The leased 5,000 hectares was to supplement the FPWC’s much larger Caucasus Wildlife Refuge (CWR), established in 2010, that ecompasses some 30,000 hectares and is the first privately protected area in the South Caucasus.
FPWC’s Environmental Programs Coordinator Tzovinar Hovhannisyan told Hetq that the while the area of overlap has yet to be determined possible mining activity does pose a threat.
Hovhannisyan says the areas in question are very important for the migration of large, endangered mammals.
“Since 2010, in Vardahovit, as in many communities in Vayots Dzor, we established the Caucasus Wildlife Refuge to safeguard the habitat of animals and plants, especially migration routes,” Hovhannisyan told Hetq, adding that the FPWC also relies on local communities to monitor conditions on the ground.
The FPWC engages local communities by offering alternate sources of income via ecotourism and investing in the renovation of community infrastructure such as improving the water supply network, providing street lighting with energy-efficient LED lamps, installing solar panels and renovating/ rebuilding the educational institutions of the villages.
“As part of the CWR project, we also organize educational and ecological courses for local residents and children,” Hovhannisyan said.
She said applications to mine in the area have been filed with the government for years.
“When we started work in Vardahovit in 2016, an application was submitted for mining on community lands, but residents decided to provide some areas for environmental purposes,” Hovhannisyan said, noting that the FPWC has strung 1.5 kilometers of LED lighting in the village.
She said FPWC not only monitors the area for illegal poaching but also uses high sensor cameras and drones to monitor the movement of animals.
“It’s an important bio-diversity area given that it is high mountain meadows.
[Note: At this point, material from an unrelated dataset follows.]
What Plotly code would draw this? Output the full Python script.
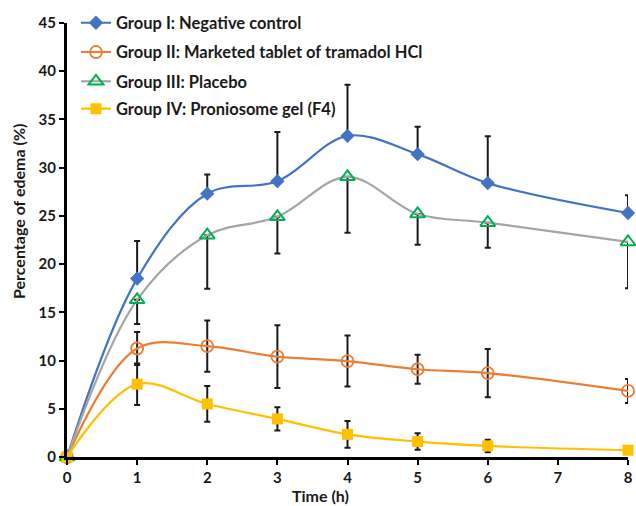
import plotly.graph_objects as go

time_h = [0, 1, 2, 3, 4, 5, 6, 8]

g1_name = "Group I: Negative control"
g1_mean = [0, 18.5, 27.3, 28.6, 33.3, 31.4, 28.4, 25.3]
g1_sd = [0, 3.9, 2.0, 5.1, 5.3, 2.85, 4.85, 1.85]

g2_name = "Group II: Marketed tablet of tramadol HCl"
g2_mean = [0, 11.25, 11.5, 10.4, 9.95, 9.1, 8.7, 6.85]
g2_sd = [0, 1.7, 2.65, 3.25, 2.65, 1.5, 2.5, 1.25]

g3_name = "Group III: Placebo"
g3_mean = [0, 16.3, 23.0, 24.9, 29.05, 25.2, 24.3, 22.3]
g3_sd = [0, 2.5, 5.55, 3.8, 5.8, 3.2, 2.6, 4.8]

g4_name = "Group IV: Proniosome gel (F4)"
g4_mean = [0, 7.55, 5.5, 3.95, 2.35, 1.6, 1.15, 0.7]
g4_sd = [0, 2.15, 1.85, 1.2, 1.38, 0.86, 0.65, 0.2]

y_ticks = [0, 5, 10, 15, 20, 25, 30, 35, 40, 45]
x_ticks = [0, 1, 2, 3, 4, 5, 6, 7, 8]

x_title = "Time (h)"
y_title = "Percentage of edema (%)"

FONT = "Lato"
INK = "#1a1a1a"
zeros = [0] * len(time_h)

fig = go.Figure()

def add(name, y, sd, mode_err, line_color, marker, legend):
    if mode_err == "up":
        err = dict(type="data", symmetric=False, array=sd, arrayminus=zeros)
    elif mode_err == "down":
        err = dict(type="data", symmetric=False, array=zeros, arrayminus=sd)
    else:
        err = dict(type="data", array=sd)
    err.update(color=INK, thickness=2, width=3)
    fig.add_trace(go.Scatter(
        x=time_h, y=y, name="<b>" + name + "</b>", mode="lines+markers",
        line=dict(color=line_color, width=2.2, shape="spline", smoothing=1),
        marker=marker, error_y=err, cliponaxis=False, legend=legend,
    ))

add(g1_name, g1_mean, g1_sd, "up", "#4472C4",
    dict(symbol="diamond", size=11, color="#4472C4"), "legend")
add(g2_name, g2_mean, g2_sd, "both", "#ED7D31",
    dict(symbol="circle-open", size=12, color="#ED7D31", line=dict(width=1.8)), "legend2")
add(g3_name, g3_mean, g3_sd, "down", "#A5A5A5",
    dict(symbol="triangle-up-open", size=13, color="#00B050", line=dict(width=2)), "legend3")
add(g4_name, g4_mean, g4_sd, "both", "#FFC000",
    dict(symbol="square", size=11, color="#FFC000"), "legend4")

leg_font = dict(family=FONT, size=16.5, color=INK)
def leg(y):
    return dict(x=0.016, y=y, xanchor="left", yanchor="middle",
                bgcolor="rgba(0,0,0,0)", borderwidth=0, font=leg_font)

fig.update_layout(
    width=636, height=506,
    margin=dict(l=67, r=8, t=23, b=49, autoexpand=False),
    paper_bgcolor="white", plot_bgcolor="white",
    font=dict(family=FONT, size=14, color=INK),
    showlegend=True,
    legend=leg(1.0), legend2=leg(0.9325), legend3=leg(0.865), legend4=leg(0.802),
    xaxis=dict(
        range=[0, 8], tickvals=x_ticks, ticktext=[str(t) for t in x_ticks],
        showgrid=False, zeroline=False, showline=True, linecolor="black", linewidth=3,
        ticks="outside", ticklen=5, tickwidth=2, tickcolor="black",
        tickfont=dict(family=FONT, size=15, color=INK, weight="bold"),
        automargin=False,
    ),
    yaxis=dict(
        range=[0, 45], tickvals=y_ticks, ticktext=[str(t) for t in y_ticks],
        showgrid=False, zeroline=False, showline=True, linecolor="black", linewidth=3,
        ticks="outside", ticklen=5, tickwidth=2, tickcolor="black",
        tickfont=dict(family=FONT, size=15, color=INK, weight="bold"),
        automargin=False,
    ),
    annotations=[
        dict(text="<b>" + x_title + "</b>", xref="paper", yref="paper", x=0.451, y=0,
             xanchor="center", yanchor="middle", yshift=-38, showarrow=False,
             font=dict(family=FONT, size=16, color=INK)),
        dict(text="<b>" + y_title + "</b>", xref="paper", yref="paper", x=0, y=0.5645,
             xanchor="center", yanchor="middle", xshift=-49, textangle=-90, showarrow=False,
             font=dict(family=FONT, size=16, color=INK)),
    ],
)

fig.write_html("out.html", config={"displayModeBar": False},
               post_script="document.body.style.margin='0';")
There are also subalpine and high alpine meadows, which are important for biodiversity, especially given the impact of climate change."
The FPWC’s efforts to protect wildlife in this part of Armenia has paid off.
According to the FPWC, wildlife in the area was nearly non-existent in 2010– mainly due to illegal hunting activities. Trap camera footage now shows regularly huge quantities of Bezoar goats as well as pictures of large predators like wolves, bears, lynxes and even a Caucasian leopard of which only some 8-13 are left in Armenia according to IUCN Red list.
“We have restricted human access. The territory is protected from poachers. We also regulate who can enter the area during peak animal activity and mating times," said Hovhannisyan.
She believes mining is never environmentally friendly given its short-term profit goals.
‘Our work tends to develop communities in a more long-term and more sustainable way, which unfortunately does not reflect the goals of the mining industry. It is never sustainable and mainly damages crucial wildlife habitat and animal migration routes. Furthermore, since Vardanovit is a border are, military operations also impact biodiversity and wildlife. That activity is already endangering that environment.”
Hovhannisyan says the FPWC will continue to work with Vardahovit residents and the local government to back more sustainable development models and that the organization will voice its opposition to the mining project at an upcoming public hearing.
“It is not wise to exploit all underground resources. It’s a dead end, short-term approach fraught with various dangers ranging from health to economic. We hope the environment ministry will correctly assess the possibilities of the given area and prohibit operation of the mine.”